A Posture Correction Aid for Wheelchair Users

Wheelchair-bound patients in long-term care facilities often have discomfort from slouching and being unable to reposition themselves. And caregivers suffer from strain injuries trying to lift patients into a more upright posture.

In response to a request from a Halifax long-term care facility several years ago, Nova Scotia Community College occupational therapy students designed a posture correction aid to assist both patients and caregivers. A Nova Scotia manufacturer is now refining the design with the help of the college’s mechanical engineering technology researchers.

MacKenzie Atlantic Tool & Die is a Nova Scotia-based company specializing in manufacturing highly diverse products ranging from steel stampings and precision-machined products to fixtures and gauges used in the aerospace, marine, and renewable energy industries. The company is expanding its business into assistive devices for use in long-term care facilities and has partnered with NSCC to validate the design of the slouch correction aid.

The device consists of a chair cover with adjustable straps that can be used to pull a patient into a more upright posture, or to lift the patient from a wheelchair to a chair or bed. This device was previously developed by NSCC Mechanical Engineering Technology students, refined by subsequent student graduates, and licensed to MacKenzie Atlantic.

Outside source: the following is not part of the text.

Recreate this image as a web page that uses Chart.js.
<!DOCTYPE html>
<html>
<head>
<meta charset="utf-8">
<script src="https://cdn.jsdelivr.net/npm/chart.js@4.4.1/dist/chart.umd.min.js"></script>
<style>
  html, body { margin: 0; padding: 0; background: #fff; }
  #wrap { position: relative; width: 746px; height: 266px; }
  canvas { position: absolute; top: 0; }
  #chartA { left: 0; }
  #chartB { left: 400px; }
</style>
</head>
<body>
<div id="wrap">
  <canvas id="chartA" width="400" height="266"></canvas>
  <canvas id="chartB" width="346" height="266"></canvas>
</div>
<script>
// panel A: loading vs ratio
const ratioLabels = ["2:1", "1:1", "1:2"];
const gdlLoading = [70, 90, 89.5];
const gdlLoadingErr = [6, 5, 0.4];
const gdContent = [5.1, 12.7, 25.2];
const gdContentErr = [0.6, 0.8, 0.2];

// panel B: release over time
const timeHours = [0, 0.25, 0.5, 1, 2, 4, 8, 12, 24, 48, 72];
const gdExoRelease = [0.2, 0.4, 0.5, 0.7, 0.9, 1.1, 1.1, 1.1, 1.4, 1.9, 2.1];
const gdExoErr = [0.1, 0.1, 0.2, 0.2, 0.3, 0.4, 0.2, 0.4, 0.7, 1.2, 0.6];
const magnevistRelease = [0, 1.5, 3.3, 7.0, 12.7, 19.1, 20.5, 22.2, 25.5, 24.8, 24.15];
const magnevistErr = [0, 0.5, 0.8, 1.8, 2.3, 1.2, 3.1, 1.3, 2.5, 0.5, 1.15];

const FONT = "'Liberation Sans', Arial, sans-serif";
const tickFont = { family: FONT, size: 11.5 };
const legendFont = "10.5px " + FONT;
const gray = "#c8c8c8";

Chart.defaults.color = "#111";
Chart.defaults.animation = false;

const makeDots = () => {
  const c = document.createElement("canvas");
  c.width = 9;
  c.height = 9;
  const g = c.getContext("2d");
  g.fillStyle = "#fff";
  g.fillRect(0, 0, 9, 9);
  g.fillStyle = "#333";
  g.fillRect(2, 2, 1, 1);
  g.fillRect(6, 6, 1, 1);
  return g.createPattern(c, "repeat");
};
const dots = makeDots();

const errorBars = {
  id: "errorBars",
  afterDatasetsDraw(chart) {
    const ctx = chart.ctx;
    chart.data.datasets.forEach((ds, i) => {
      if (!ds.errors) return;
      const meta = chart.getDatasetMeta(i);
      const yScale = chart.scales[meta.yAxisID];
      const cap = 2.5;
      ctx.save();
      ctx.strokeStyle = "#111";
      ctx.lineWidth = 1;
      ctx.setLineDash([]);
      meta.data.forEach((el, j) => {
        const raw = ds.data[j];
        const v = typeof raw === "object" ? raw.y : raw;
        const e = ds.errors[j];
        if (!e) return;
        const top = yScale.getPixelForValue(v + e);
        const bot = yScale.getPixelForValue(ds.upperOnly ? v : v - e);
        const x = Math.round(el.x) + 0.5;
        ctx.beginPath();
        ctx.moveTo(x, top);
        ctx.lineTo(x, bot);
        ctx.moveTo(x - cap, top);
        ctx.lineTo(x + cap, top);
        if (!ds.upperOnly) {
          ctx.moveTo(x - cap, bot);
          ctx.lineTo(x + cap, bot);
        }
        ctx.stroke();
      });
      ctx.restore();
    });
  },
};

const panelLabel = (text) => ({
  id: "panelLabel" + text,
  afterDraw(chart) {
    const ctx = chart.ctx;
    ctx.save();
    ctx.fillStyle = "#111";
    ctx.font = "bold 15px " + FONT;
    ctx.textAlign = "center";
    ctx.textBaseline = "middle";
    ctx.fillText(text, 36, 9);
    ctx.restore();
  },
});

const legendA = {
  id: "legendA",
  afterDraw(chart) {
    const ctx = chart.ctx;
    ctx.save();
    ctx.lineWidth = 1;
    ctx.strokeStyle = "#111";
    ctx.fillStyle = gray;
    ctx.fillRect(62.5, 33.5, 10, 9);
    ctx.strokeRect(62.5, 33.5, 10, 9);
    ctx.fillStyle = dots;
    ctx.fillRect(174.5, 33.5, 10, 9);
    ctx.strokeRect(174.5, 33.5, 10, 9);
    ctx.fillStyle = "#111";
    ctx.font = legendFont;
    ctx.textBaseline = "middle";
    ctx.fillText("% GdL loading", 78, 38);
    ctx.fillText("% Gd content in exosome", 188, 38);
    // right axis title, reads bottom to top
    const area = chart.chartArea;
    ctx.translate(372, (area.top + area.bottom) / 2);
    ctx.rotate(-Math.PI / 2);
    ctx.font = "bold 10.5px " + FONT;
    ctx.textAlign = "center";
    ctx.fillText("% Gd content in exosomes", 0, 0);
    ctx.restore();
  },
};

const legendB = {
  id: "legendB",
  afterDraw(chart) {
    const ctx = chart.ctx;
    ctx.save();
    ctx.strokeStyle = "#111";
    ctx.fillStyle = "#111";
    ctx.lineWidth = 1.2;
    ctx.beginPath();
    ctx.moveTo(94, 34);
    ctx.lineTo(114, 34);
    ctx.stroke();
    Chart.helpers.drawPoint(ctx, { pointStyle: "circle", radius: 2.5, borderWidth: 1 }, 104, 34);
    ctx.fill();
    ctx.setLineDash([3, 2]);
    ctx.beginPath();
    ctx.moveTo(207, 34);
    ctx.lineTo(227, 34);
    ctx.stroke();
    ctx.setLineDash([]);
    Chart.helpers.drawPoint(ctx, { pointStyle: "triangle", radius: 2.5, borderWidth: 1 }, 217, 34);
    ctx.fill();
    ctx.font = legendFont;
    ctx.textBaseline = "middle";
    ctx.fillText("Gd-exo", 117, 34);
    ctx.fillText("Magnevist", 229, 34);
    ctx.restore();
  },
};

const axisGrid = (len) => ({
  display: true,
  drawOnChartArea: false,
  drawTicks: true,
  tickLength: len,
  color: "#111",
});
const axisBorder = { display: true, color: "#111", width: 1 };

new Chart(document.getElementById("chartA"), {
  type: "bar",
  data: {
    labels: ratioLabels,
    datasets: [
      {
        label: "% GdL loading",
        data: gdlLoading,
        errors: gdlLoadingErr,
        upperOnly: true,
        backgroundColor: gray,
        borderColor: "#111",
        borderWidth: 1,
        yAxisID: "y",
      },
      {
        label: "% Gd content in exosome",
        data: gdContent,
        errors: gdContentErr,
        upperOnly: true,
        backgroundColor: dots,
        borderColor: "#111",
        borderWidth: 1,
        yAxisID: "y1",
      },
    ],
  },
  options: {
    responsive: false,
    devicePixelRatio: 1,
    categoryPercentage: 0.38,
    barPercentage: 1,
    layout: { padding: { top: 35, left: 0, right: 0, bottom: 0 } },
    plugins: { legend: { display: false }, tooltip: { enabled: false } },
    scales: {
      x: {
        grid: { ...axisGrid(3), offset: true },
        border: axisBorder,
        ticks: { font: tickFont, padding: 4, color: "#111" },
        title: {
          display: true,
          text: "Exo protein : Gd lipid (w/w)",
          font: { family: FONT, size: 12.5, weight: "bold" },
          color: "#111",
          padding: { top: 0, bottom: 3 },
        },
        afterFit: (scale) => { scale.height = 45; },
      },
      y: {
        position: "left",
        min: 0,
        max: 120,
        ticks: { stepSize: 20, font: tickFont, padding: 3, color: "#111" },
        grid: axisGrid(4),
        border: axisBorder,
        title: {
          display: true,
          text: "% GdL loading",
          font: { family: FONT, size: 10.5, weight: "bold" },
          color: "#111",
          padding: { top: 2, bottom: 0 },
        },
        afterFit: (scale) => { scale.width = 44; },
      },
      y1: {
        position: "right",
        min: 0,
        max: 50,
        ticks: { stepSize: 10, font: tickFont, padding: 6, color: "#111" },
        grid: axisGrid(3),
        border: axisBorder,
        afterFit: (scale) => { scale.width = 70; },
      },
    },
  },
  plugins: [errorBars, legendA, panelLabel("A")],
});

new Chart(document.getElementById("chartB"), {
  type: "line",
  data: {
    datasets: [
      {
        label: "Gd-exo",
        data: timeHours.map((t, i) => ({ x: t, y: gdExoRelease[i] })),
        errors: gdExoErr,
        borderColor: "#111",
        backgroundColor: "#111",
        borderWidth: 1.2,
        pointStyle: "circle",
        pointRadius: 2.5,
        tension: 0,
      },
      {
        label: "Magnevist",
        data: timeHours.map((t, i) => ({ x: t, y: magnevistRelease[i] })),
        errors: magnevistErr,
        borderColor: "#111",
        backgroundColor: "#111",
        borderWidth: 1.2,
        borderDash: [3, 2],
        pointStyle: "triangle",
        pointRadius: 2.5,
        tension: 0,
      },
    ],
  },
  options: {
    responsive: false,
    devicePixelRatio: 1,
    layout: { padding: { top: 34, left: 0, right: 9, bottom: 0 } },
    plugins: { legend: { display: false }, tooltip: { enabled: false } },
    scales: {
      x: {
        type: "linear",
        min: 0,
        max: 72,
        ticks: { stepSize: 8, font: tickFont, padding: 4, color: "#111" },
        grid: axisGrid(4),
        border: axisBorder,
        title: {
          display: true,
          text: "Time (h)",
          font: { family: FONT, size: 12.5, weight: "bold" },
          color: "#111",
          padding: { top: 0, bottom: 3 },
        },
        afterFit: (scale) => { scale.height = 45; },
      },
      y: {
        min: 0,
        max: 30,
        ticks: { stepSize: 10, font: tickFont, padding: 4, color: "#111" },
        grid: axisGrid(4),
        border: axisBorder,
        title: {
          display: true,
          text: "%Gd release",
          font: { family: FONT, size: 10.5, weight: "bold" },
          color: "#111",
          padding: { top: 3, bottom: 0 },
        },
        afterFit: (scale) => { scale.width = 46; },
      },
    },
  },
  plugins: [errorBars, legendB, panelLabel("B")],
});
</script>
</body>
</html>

“The support provided by NSCC has been critical to the success of the project thus far. The ability to draw on the knowledge and experience of such a dedicated and seasoned research team has given us the jump start we needed,” says Matthew MacKenzie, President and Owner of MacKenzie Atlantic Tool & Die.

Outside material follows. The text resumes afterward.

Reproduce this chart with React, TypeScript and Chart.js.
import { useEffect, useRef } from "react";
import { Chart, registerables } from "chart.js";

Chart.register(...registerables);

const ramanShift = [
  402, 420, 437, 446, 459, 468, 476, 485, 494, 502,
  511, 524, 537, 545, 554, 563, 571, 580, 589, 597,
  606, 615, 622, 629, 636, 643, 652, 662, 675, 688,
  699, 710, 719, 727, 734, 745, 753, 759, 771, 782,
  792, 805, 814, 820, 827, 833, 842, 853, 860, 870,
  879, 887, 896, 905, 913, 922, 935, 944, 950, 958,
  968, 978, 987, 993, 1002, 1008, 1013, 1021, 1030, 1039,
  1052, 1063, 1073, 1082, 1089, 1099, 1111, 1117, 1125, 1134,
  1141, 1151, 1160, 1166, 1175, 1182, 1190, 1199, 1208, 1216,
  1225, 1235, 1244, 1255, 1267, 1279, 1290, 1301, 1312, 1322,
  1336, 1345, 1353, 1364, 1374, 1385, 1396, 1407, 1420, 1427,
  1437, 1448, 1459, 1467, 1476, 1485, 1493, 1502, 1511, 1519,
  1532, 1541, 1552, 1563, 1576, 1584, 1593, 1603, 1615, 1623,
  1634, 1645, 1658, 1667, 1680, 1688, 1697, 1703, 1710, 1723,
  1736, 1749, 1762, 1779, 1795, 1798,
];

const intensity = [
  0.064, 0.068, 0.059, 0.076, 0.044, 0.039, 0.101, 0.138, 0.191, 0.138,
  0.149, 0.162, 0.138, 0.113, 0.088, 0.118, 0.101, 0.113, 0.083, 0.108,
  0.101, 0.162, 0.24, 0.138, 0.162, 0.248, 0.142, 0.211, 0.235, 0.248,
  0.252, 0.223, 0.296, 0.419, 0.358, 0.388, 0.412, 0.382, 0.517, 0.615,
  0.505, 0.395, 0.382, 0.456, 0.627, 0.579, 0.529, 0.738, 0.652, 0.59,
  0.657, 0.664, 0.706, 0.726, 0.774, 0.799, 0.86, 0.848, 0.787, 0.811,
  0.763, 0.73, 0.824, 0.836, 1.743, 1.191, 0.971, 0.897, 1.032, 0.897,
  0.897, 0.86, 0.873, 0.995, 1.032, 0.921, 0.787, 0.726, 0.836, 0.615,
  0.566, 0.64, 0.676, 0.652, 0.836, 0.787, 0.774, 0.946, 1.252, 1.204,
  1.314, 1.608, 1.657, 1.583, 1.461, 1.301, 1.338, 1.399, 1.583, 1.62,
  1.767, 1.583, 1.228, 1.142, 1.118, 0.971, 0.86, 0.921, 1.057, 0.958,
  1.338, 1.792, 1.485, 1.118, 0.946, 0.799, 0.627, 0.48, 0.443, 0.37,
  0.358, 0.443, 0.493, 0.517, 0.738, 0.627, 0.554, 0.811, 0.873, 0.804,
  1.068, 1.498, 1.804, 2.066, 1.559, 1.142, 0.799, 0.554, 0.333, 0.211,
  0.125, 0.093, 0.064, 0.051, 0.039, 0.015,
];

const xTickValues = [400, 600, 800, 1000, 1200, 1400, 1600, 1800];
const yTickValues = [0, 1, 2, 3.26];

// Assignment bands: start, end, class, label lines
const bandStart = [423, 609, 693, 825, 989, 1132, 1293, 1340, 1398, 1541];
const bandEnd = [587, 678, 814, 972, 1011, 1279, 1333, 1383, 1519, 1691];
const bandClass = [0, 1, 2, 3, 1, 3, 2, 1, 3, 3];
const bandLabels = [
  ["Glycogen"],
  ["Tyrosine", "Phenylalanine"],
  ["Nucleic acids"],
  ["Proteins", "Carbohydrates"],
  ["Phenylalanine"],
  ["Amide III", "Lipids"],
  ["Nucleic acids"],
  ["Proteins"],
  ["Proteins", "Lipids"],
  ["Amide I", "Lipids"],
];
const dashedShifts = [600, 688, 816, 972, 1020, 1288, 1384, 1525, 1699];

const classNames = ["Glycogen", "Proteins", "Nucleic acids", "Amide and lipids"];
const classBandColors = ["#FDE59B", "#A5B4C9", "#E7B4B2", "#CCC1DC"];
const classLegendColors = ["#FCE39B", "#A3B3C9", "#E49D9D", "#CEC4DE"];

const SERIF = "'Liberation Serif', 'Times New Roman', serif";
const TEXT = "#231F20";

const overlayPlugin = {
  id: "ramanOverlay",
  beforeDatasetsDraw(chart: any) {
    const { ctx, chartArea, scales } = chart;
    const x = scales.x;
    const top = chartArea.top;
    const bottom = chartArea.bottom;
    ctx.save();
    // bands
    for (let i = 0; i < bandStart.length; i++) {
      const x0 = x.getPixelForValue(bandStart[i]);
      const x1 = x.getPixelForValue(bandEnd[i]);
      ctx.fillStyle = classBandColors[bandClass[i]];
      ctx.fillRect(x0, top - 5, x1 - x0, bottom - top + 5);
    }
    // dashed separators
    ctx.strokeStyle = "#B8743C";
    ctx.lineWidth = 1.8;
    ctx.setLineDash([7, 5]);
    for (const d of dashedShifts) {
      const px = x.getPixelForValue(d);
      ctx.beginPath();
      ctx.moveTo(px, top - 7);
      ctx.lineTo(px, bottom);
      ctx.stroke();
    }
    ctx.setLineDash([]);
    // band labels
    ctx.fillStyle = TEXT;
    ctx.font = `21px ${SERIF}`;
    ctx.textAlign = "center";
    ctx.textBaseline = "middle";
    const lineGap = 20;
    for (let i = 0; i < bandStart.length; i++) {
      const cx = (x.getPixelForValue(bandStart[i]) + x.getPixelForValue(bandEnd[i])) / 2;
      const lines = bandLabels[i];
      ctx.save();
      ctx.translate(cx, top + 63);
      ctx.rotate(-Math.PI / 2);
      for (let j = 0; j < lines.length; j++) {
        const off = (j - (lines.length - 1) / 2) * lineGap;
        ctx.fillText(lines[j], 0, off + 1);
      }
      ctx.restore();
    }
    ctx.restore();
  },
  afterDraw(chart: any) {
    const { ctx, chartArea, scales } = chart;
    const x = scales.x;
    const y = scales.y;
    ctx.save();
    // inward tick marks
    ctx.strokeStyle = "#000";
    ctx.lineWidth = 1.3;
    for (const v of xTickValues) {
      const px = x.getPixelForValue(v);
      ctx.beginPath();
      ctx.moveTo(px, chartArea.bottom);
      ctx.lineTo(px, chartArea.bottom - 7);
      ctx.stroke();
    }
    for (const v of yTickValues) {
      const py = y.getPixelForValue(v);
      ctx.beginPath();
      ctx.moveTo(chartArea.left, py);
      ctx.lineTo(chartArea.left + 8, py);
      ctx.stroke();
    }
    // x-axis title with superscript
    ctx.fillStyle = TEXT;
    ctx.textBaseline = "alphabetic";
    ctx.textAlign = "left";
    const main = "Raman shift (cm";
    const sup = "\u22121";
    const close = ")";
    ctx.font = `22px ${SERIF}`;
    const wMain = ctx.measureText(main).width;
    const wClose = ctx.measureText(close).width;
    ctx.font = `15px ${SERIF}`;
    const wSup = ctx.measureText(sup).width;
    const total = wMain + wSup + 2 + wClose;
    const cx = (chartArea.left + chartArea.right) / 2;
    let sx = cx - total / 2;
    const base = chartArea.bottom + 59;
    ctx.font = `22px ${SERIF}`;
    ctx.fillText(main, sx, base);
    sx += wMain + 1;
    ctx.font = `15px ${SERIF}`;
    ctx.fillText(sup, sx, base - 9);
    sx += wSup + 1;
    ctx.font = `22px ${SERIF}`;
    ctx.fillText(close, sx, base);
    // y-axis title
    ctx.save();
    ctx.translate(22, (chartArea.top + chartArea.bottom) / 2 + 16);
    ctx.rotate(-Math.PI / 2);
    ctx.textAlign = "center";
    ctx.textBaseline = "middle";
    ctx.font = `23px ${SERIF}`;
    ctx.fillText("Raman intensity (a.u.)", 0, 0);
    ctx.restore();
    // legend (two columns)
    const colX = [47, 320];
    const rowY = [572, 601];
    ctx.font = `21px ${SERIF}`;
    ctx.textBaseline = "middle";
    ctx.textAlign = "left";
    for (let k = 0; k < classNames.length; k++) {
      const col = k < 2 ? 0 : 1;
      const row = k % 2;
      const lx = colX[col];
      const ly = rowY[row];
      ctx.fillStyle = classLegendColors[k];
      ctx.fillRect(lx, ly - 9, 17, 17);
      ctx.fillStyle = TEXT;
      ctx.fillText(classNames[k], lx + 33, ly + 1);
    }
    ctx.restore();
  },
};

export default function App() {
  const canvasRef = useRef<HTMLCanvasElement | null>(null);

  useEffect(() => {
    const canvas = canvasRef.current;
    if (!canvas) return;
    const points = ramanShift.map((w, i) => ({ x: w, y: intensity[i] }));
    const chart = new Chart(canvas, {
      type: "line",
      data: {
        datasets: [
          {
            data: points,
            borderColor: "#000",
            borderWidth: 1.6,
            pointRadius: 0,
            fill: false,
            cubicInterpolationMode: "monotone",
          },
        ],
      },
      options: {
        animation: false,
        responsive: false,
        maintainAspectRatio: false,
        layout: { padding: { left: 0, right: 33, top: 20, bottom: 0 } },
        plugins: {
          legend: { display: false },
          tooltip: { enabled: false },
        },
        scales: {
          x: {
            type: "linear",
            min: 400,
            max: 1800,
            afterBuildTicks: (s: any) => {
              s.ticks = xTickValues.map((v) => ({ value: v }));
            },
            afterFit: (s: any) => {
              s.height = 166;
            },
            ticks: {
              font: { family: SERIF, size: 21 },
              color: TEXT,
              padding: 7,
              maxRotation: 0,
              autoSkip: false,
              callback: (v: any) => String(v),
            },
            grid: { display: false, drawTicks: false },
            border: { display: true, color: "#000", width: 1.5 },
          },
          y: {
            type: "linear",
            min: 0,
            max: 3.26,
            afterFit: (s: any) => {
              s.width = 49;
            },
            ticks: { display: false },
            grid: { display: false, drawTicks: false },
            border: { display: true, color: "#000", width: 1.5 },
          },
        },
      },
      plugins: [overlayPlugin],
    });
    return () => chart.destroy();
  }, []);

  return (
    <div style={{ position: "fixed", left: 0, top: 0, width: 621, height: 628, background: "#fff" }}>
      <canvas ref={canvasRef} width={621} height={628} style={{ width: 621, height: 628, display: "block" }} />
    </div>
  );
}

NSCC has expertise and facilities in bio-mechanics ideally suited for validation and design improvement that will support the company’s commercialization of the product. The team conducted field evaluations at Northwoodcare Halifax Inc. and ran lab testing on the product’s mechanical design to make improvements to the product’s performance. This project has involved students and faculty from Mechanical Engineering and Continuing Care Assistant and Disability Support programs in the Dartmouth, Bridgewater, and Middleton campuses.